Gauging triple stores with actual biological data
Mironov, Vladimir; Seethappan, Nirmala; Blondé, Ward; Antezana, Erick; Splendiani, Andrea; Kuiper, Martin
Journal article, Peer reviewed
View/ Open
Date
2012Metadata
Show full item recordCollections
- Institutt for biologi [2615]
- Publikasjoner fra CRIStin - NTNU [38688]
Abstract
Background: Semantic Web technologies have been developed to overcome the limitations of the current Web
and conventional data integration solutions. The Semantic Web is expected to link all the data present on the
Internet instead of linking just documents. One of the foundations of the Semantic Web technologies is the
knowledge representation language Resource Description Framework (RDF). Knowledge expressed in RDF is
typically stored in so-called triple stores (also known as RDF stores), from which it can be retrieved with SPARQL, a
language designed for querying RDF-based models. The Semantic Web technologies should allow federated
queries over multiple triple stores. In this paper we compare the efficiency of a set of biologically relevant queries
as applied to a number of different triple store implementations.

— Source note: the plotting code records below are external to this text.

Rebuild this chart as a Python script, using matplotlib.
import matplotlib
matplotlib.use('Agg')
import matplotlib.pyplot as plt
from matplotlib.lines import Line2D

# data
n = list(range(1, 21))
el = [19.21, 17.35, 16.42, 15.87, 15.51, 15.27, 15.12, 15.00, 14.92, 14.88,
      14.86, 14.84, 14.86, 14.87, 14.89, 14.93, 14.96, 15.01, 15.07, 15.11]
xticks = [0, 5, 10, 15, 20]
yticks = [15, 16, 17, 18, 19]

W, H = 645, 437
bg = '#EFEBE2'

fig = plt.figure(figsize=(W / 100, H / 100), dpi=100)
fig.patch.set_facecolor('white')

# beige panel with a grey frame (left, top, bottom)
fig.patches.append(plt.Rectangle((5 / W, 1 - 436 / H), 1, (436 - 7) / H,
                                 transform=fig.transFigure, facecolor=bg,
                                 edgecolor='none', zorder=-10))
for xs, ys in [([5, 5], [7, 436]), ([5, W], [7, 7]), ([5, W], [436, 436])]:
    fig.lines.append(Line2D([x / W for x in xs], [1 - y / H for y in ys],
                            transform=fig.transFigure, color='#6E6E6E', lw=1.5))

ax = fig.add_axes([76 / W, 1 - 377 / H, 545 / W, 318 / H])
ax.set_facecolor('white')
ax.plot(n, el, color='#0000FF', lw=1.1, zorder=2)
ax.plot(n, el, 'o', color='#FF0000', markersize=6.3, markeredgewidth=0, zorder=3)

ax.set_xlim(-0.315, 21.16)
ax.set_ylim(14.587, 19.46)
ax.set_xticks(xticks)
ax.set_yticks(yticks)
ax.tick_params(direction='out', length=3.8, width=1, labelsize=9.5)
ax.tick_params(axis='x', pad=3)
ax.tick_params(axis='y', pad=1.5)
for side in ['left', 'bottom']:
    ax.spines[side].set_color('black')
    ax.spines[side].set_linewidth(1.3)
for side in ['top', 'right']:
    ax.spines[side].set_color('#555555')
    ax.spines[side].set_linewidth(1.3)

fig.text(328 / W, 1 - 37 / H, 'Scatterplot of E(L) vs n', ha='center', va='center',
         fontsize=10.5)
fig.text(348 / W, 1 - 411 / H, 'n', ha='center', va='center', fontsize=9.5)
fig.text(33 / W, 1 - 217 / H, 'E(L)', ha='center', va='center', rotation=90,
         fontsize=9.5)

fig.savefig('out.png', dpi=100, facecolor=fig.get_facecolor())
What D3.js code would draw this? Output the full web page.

Results: Previously we developed a library of queries to guide the use of our knowledge base Cell Cycle Ontology
implemented as a triple store. We have now compared the performance of these queries on five non-commercial
triple stores: OpenLink Virtuoso (Open-Source Edition), Jena SDB, Jena TDB, SwiftOWLIM and 4Store. We examined
three performance aspects: the data uploading time, the query execution time and the scalability. The queries we
had chosen addressed diverse ontological or biological questions, and we found that individual store performance
was quite query-specific. We identified three groups of queries displaying similar behaviour across the different
stores: 1) relatively short response time queries, 2) moderate response time queries and 3) relatively long response
time queries. SwiftOWLIM proved to be a winner in the first group, 4Store in the second one and Virtuoso in the
third one.
Conclusions: Our analysis showed that some queries behaved idiosyncratically, in a triple store specific manner,
mainly with SwiftOWLIM and 4Store. Virtuoso, as expected, displayed a very balanced performance - its load time
and its response time for all the tested queries were better than average among the selected stores; it showed a
very good scalability and a reasonable run-to-run reproducibility. Jena SDB and Jena TDB were consistently slower
than the other three implementations. Our analysis demonstrated that most queries developed for Virtuoso could
be successfully used for other implementations.